Down In The Grove finds Dylan at a low point in his career. There is no “Brownsville Girl” to provide a ray of hope. The songs come from a number of different sessions and are haphazardly thrown together to form this release. Every album he would release would come with impossibly high expectations which made this release all the more disappointing. Issued in May of 1988 it would continue the trend of high criticism and poor sales.
It all begins with three cover songs. “Let’s Stick Together,” “When Did You Leave Heaven?” and “Sally Sue Brown” are performed without passion as Dylan makes no effort to make them unique. Even the original songs “Death Is Not The End” and “Had A Dream About You, Baby” can’t save this release. His rendition of the old traditional song “Shenandoah” is almost painful.

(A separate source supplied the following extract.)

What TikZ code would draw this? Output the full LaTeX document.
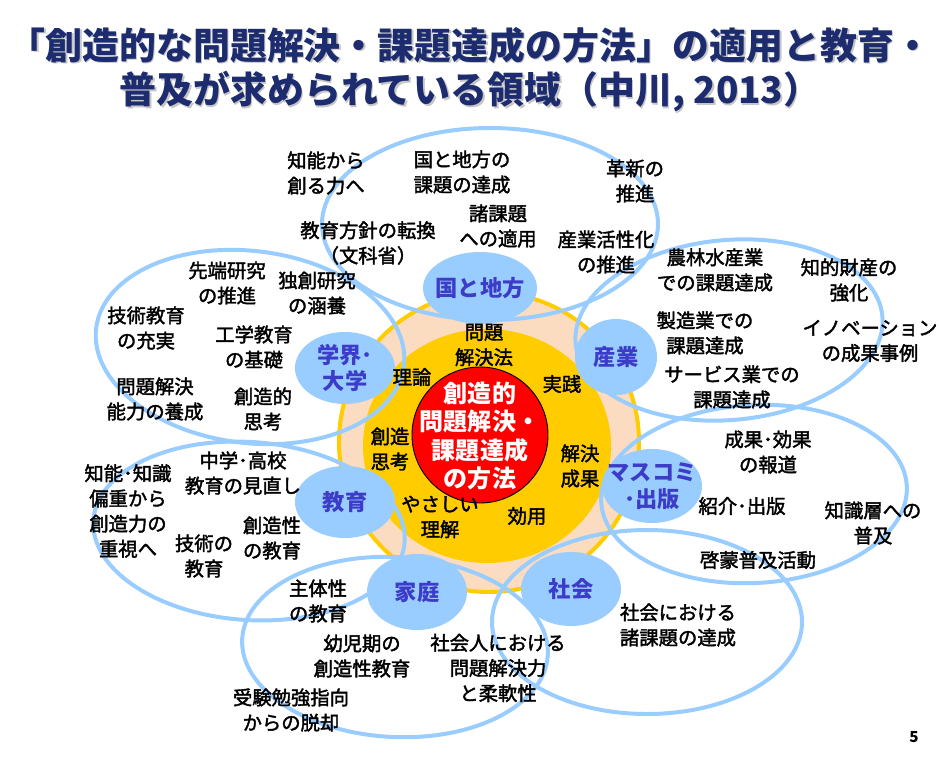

The only possible redeeming tracks are the two written with Grateful Dead lyricist Robert Hunter. “Silvio” rocks a bit and the lyrics are fairly good. “Ugliest Girl In The World” at least finds him with a sense of humor.
Dylan was constantly touring at this point in his career and at about the time of this release he would stop using a huge entourage of musicians and singers and go back to a simple style of only a guitar, bass, and drums in support. The public would embrace this back-to-basics approach. It’s too bad it did not carry over into his recording career at this time.
Down In The Groove was lackadaisical and ultimately sterile and justly ranks near the bottom of his extensive catalogue. Many of his fans would keep the faith, however, and it would soon be rewarded.